Recorded at Sunset Sound with Joe Chiccarelli (The Strokes, Manchester Orchestra, The Shins) and Carlos de la Garza (Paramore, Jimmy Eat World), Sister Cities, out April 6, is an album about distance, connectivity and the way humanity towers above its boundaries.
“It is an album about how all of our distance might not be so wide after all and it was written with the world on fire and all of the songs sound like they are trying to build you a bridge from somewhere bad to somewhere bad to somewhere better. The Wonder Years are a band and they are also bridge builders” – poet, essayist and cultural critic Hanif Abdurraqib.
Vocalist Dan ‘Soupy’ Campbell on the inspiration behind Sister Cities: “It started with journals and photos. We started by documenting. We didn’t know where it would go or if it would go anywhere at all but we wrote it all down. We took photos of everything. And then when it came to put it all together, we had this catalog of how we felt and what it looked like and sounded like and we built from there. Figuring out what the moments were that stayed with me the most. When did I feel most connected to the people around me and why? What did being in this place during this moment teach me? It was a difficult year personally and globally and we experienced that through this lens of being everywhere but home, kind of floating through places and seeing how being there altered our perspective.”

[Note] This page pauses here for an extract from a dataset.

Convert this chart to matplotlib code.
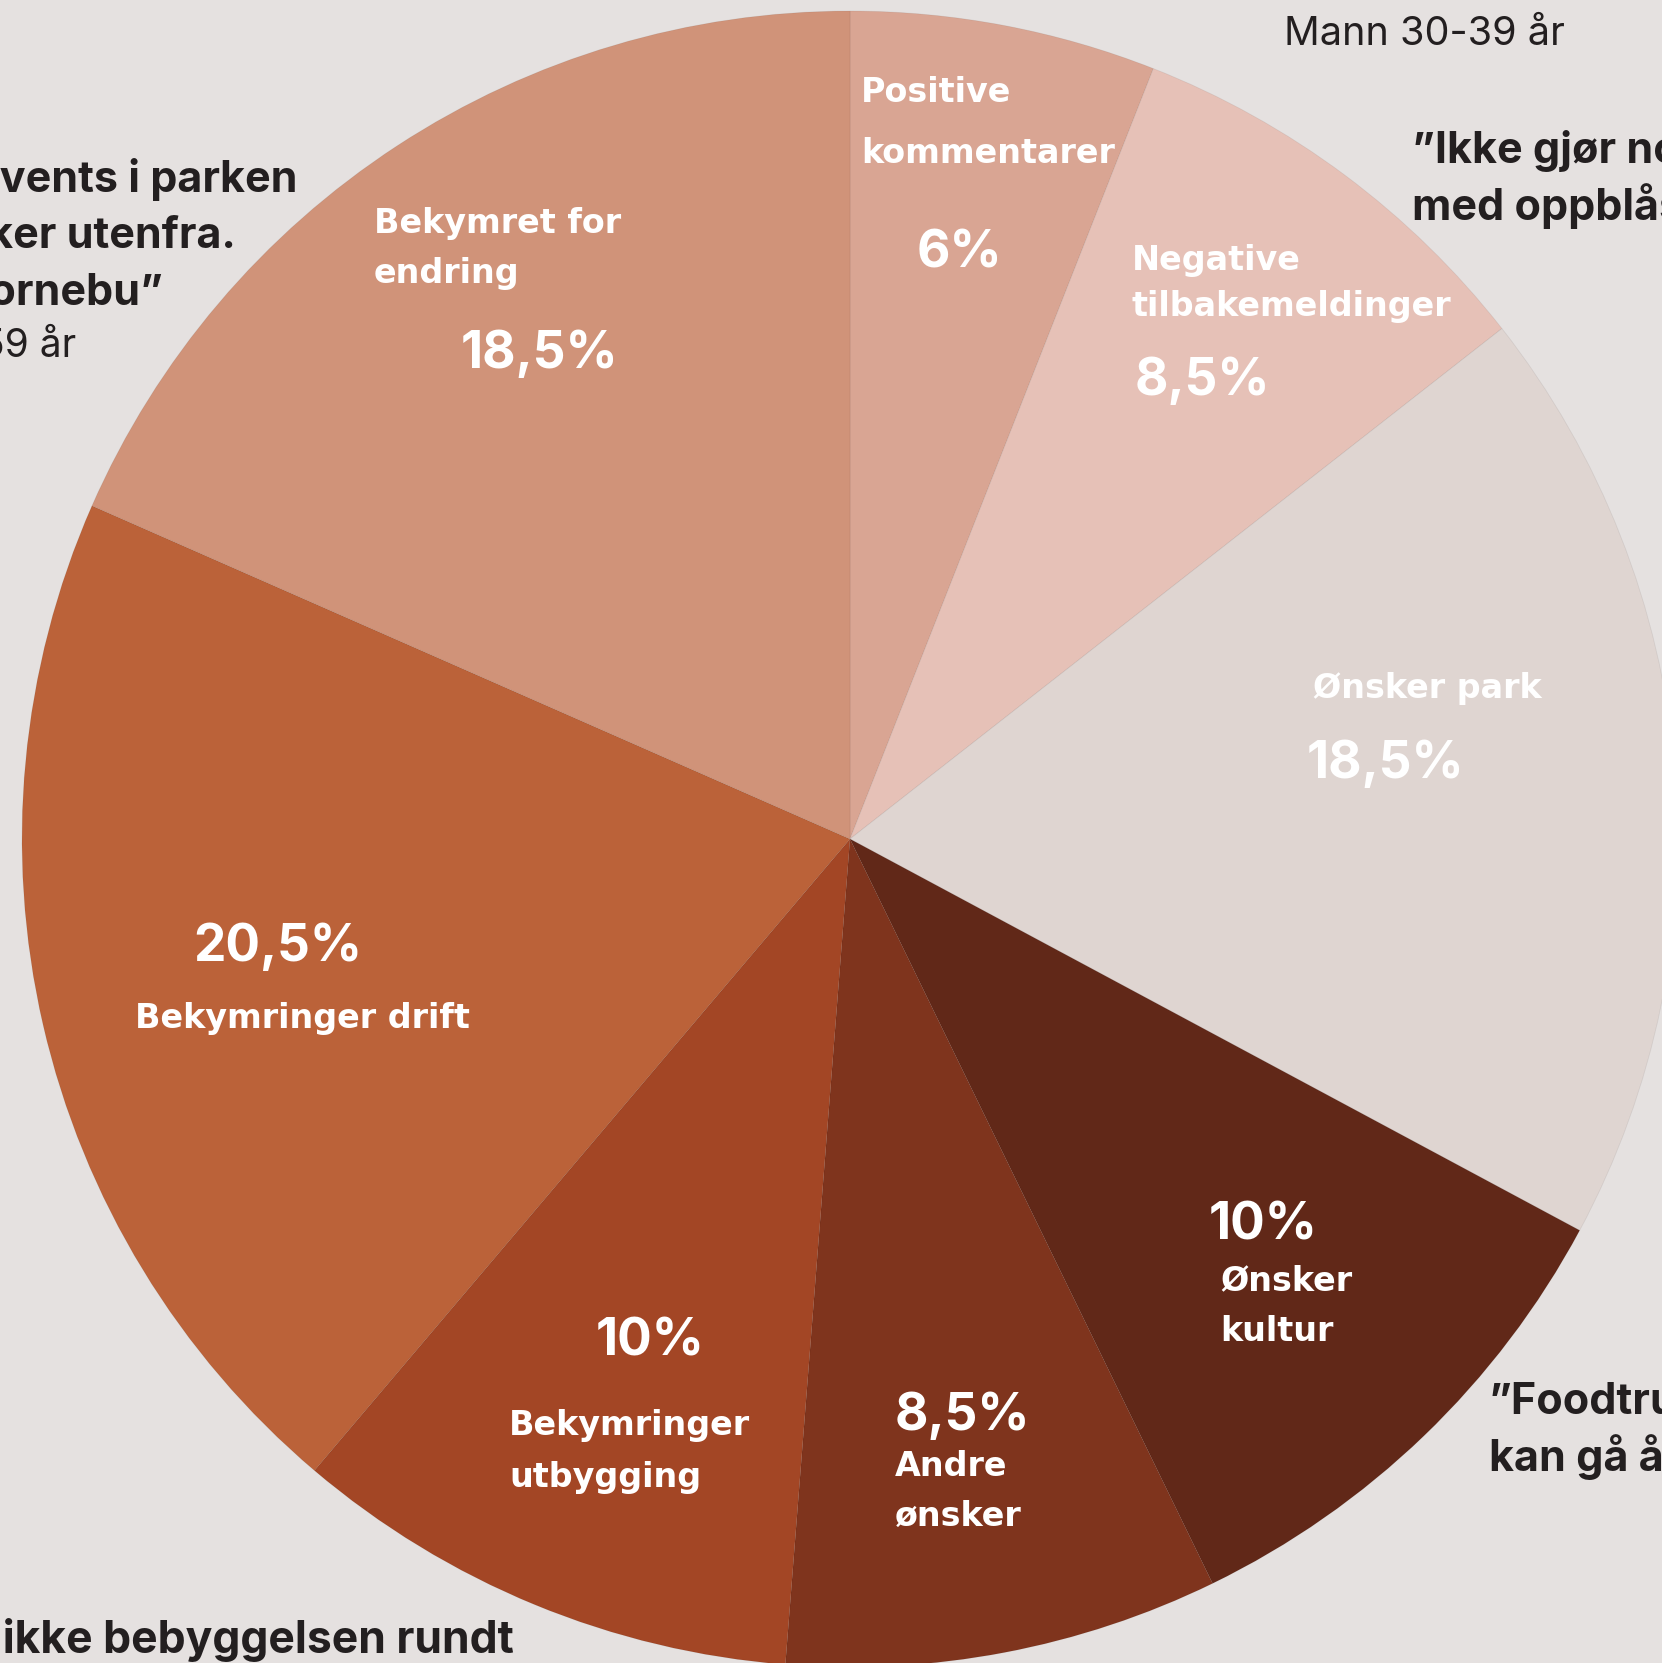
import matplotlib
matplotlib.use("Agg")
import matplotlib.pyplot as plt

# ---- data ----
categories = ["Positive kommentarer", "Negative tilbakemeldinger", "Ønsker park",
              "Ønsker kultur", "Andre ønsker", "Bekymringer utbygging",
              "Bekymringer drift", "Bekymret for endring"]
values = [6, 8.5, 18.5, 10, 8.5, 10, 20.5, 18.5]
pct_labels = ["6%", "8,5%", "18,5%", "10%", "8,5%", "10%", "20,5%", "18,5%"]
colors = ["#D9A593", "#E6C1B7", "#DFD5D1", "#612818", "#7F341D", "#A34625",
          "#BB6239", "#D09379"]

W, H = 1662, 1663
BG = "#E5E1E0"
DARK = "#231F20"
FONT = ["Inter", "DejaVu Sans"]
LFONT = ["DejaVu Sans"]

fig = plt.figure(figsize=(W / 100, H / 100), dpi=100, facecolor=BG)
ax = fig.add_axes([0, 0, 1, 1])
ax.set_facecolor(BG)

cx, cy, r = 850, 839, 828
ax.pie(values, colors=colors, startangle=90, counterclock=False,
       center=(cx, H - cy), radius=r, wedgeprops=dict(linewidth=0.6, edgecolor="#00000010"))
ax.set_xlim(0, W)
ax.set_ylim(0, H)
ax.set_aspect("auto")
ax.axis("off")


def t(x, y, s, size, color="white", weight="bold", ha="left", family=FONT):
    ax.text(x, H - y, s, fontsize=size, color=color, fontweight=weight,
            ha=ha, va="baseline", family=family)


def lab(x, y, s):
    t(x, y, s, 24, family=LFONT)


PCT = 37

# slice labels (pixel coords, baseline)
lab(861, 102, "Positive")
lab(861, 163, "kommentarer")
t(917, 268, pct_labels[0], PCT)

lab(1132, 270, "Negative")
lab(1132, 316, "tilbakemeldinger")
t(1135, 395, pct_labels[1], PCT)

lab(1313, 698, "Ønsker park")
t(1307, 778, pct_labels[2], PCT)

t(1209, 1240, pct_labels[3], PCT)
lab(1220, 1290, "Ønsker")
lab(1220, 1341, "kultur")

t(895, 1430, pct_labels[4], PCT)
lab(895, 1476, "Andre")
lab(895, 1526, "ønsker")

t(596, 1355, pct_labels[5], PCT)
lab(509, 1435, "Bekymringer")
lab(509, 1487, "utbygging")

t(193, 961, pct_labels[6], PCT)
lab(135, 1028, "Bekymringer drift")

lab(374, 233, "Bekymret for")
lab(374, 283, "endring")
t(461, 368, pct_labels[7], PCT)

# surrounding quotes (partly outside the picture, as in the source)
Q = 31
t(298, 192, "Flere events i parken", Q, color=DARK, ha="right")
t(236, 248, "tiltrekker utenfra.", Q, color=DARK, ha="right")
t(163, 305, "Fornebu”", Q, color=DARK, ha="right")
t(76, 357, "Kvinne 50-59 år", 28, color=DARK, weight="normal", ha="right")

t(1284, 45, "Mann 30-39 år", 28.5, color=DARK, weight="normal")

t(1412, 163, "”Ikke gjør noe", Q, color=DARK)
t(1412, 220, "med oppblåste", Q, color=DARK)

t(1489, 1414, "”Foodtrucks", Q, color=DARK)
t(1489, 1471, "kan gå åpne", Q, color=DARK)

t(514, 1653, "Ødelegg ikke bebyggelsen rundt", 32, color=DARK, ha="right")

fig.savefig("out.png", dpi=100, facecolor=BG)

What The Wonder Years do so effortlessly on Sister Cities is no small feat; through poetic lyricism, ambient guitar swells, and Death Cab-levels of crashing momentum, the Philadelphia-based group truly transforms. Whereas they once sang of the plagues of growing up, here they take a massive, unexpected leap forward both sonically and thematically, now speaking confidently to the world at large.